Illustration by Sophie Yang

Skimming the New York Times bestseller lists or glancing at the displays in bookstores makes me anxious. Despite being an avid reader and bibliophile, I haven’t bought a new book in years. Browsing for books leaves me with nothing but a sense of agonizing failure and a single thought in mind:how am I going to be able to read all these new books?

Fortunately for me, most new books published each year end up on the discount pile—forgotten, useless, and rejected. And while reading new books is a great way to catch up on all of the current events in today’s world, I’ve found solace in a different age of literature: classic novels.

Whenever the topic comes up in conversation, I get the same reactions. Why go through all the effort of wrestling with styles of language and writing that are harder to connect with than contemporary novels? Why attempt to make sense of plots with characters that live in a completely foreign culture? Aren’t they boring? Obsolete? Simply incomprehensible?

I beg to differ. Classic novels are the milestones of our literary traditions. They played pivotal roles in shaping the way we read and write today. In fact, I would even argue that they can enhance your reading experience tenfold.

Some classics rose to fame because they were models of movements (realism, romanticism) or genres (science fiction, mystery). They spurred literary trends because they were the ones who did it first and remembered because they did it best. Some classics hold their title because they pushed the envelope. By questioning conventional ideas and breaking from tradition, they became markers of creative rebellion, of dissent and change.

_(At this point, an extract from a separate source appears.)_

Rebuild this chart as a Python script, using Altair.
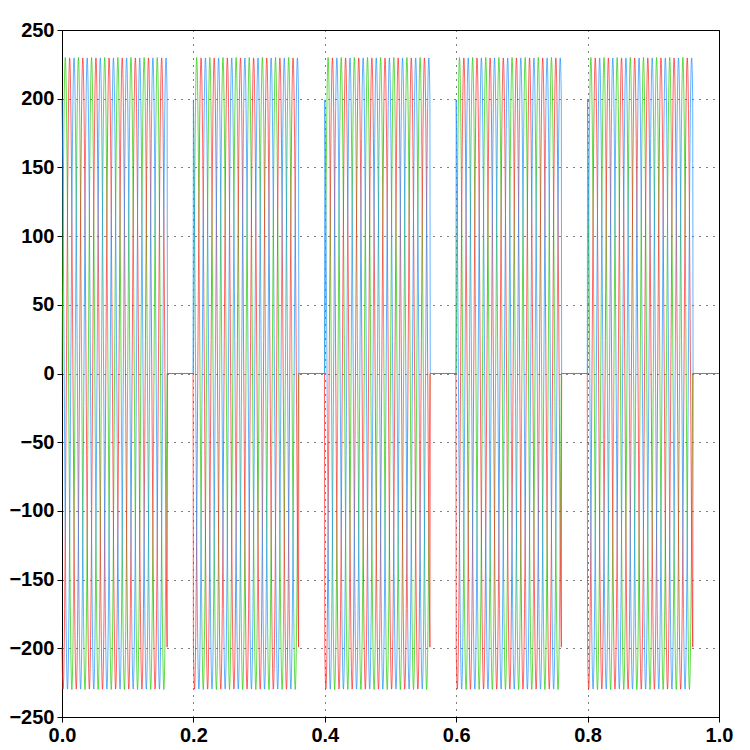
import altair as alt
import numpy as np
import pandas as pd

# ---- values ----
phase_names = ["A", "C", "B"]                    # drawing order: green, red, blue
phase_colors = ["#22cc00", "#ff2222", "#1e90ff"]
phase_shift_deg = [0, -120, 120]
amplitude = 230.0                         # peak value
frequency_hz = 50.0                       # cycles per second
burst_starts = [0.0, 0.2, 0.4, 0.6, 0.8]  # switching on
burst_ends = [0.16, 0.36, 0.56, 0.76, 0.96]  # switching off
sample_step = 0.0005
t_end = 1.0
x_ticks = [0.0, 0.2, 0.4, 0.6, 0.8, 1.0]
y_ticks = [-250, -200, -150, -100, -50, 0, 50, 100, 150, 200, 250]

# ---- build the table ----
t = np.round(np.arange(0, t_end + sample_step / 2, sample_step), 6)
on = np.zeros_like(t, dtype=bool)
for s, e in zip(burst_starts, burst_ends):
    on |= (t >= s - 1e-9) & (t <= e + 1e-9)

frames = []
for i, (name, shift) in enumerate(zip(phase_names, phase_shift_deg)):
    v = amplitude * np.sin(2 * np.pi * frequency_hz * t + np.deg2rad(shift))
    v = np.where(on, v, 0.0)
    frames.append(pd.DataFrame({"t": t, "v": v, "phase": name}))
df = pd.concat(frames, ignore_index=True)

font = "Liberation Sans, Arial, sans-serif"

base = alt.Chart(df).mark_line(strokeWidth=1, opacity=0.7, interpolate="linear").encode(
    x=alt.X(
        "t:Q",
        scale=alt.Scale(domain=[0, 1], nice=False),
        axis=alt.Axis(values=x_ticks, format=".1f", title=None, labelFlush=False),
    ),
    y=alt.Y(
        "v:Q",
        scale=alt.Scale(domain=[-250, 250], nice=False),
        axis=alt.Axis(values=y_ticks, title=None, labelFlush=False),
    ),
    color=alt.Color(
        "phase:N",
        scale=alt.Scale(domain=phase_names, range=phase_colors),
        legend=None,
    ),
)

layers = [base.transform_filter(alt.datum.phase == p) for p in phase_names]

chart = (
    alt.layer(*layers)
    .properties(
        width=657,
        height=687,
        autosize=alt.AutoSizeParams(type="none"),
        padding={"left": 62, "top": 30, "right": 31, "bottom": 33},
        background="white",
    )
    .configure_view(stroke="black", strokeWidth=1)
    .configure_axis(
        domainColor="black",
        domainWidth=1,
        tickColor="black",
        tickSize=5,
        tickWidth=1,
        grid=True,
        gridColor="black",
        gridDash=[1, 6],
        gridWidth=1,
        gridOpacity=1,
        labelFont=font,
        labelFontWeight="bold",
        labelFontSize=20,
        labelColor="black",
        labelPadding=3,
    )
)

chart.save("out.html", embed_options={"renderer": "svg", "actions": False})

Once you familiarize yourself with the classics, you start to understand where a lot of the other books you’ve read fit in. You’ll begin to identify influences and references in your reading that you weren’t able to before. you’ll see how the classics contributed to their respective style, subject, and themes. Perhaps a writer’s best work pays homage to another writer, innovates a new literary style, or defines conventions.

Despite what you might think about the themes and subjects covered in classic novels, they’re surprisingly relevant. You might even find yourself relating to characters’ dilemmas, such as the narrator’s rocky path to self-discovery in Ellison’s Invisible Man, or Raskolnikov’s remorse in Dostoevsky’s Crime and Punishment. Despite the differences in politics and lifestyle in classic novels, it’s easy to find connections between today’s world and classic novel settings.

Many classic novel cynics incorrectly assume that classic novels are all the same. Although “classic” is considered a literary genre, it encompasses novels of all different kinds. Some of the more popular classics explore adventure, great historical movements, social justice issues, ethics and morality, romance, fantasy, and even predict the future. Take any classic novel off the shelf and you’ll find that it covers a multitude of themes, with a depth unrivaled by modern literature. You’ll soon realize that the flashy modern sci-fi novels trending today are no comparison to the classics.

Think about reading like traveling the world. The classics are the must-see historical sights- the Taj Mahal, the Great Wall, the pyramids. Similar to these sites, the classics have withstood the test of time. Although some people prefer to see the tall skyscrapers and modern architecture, the history and brilliance of the classic sights will never be forgotten.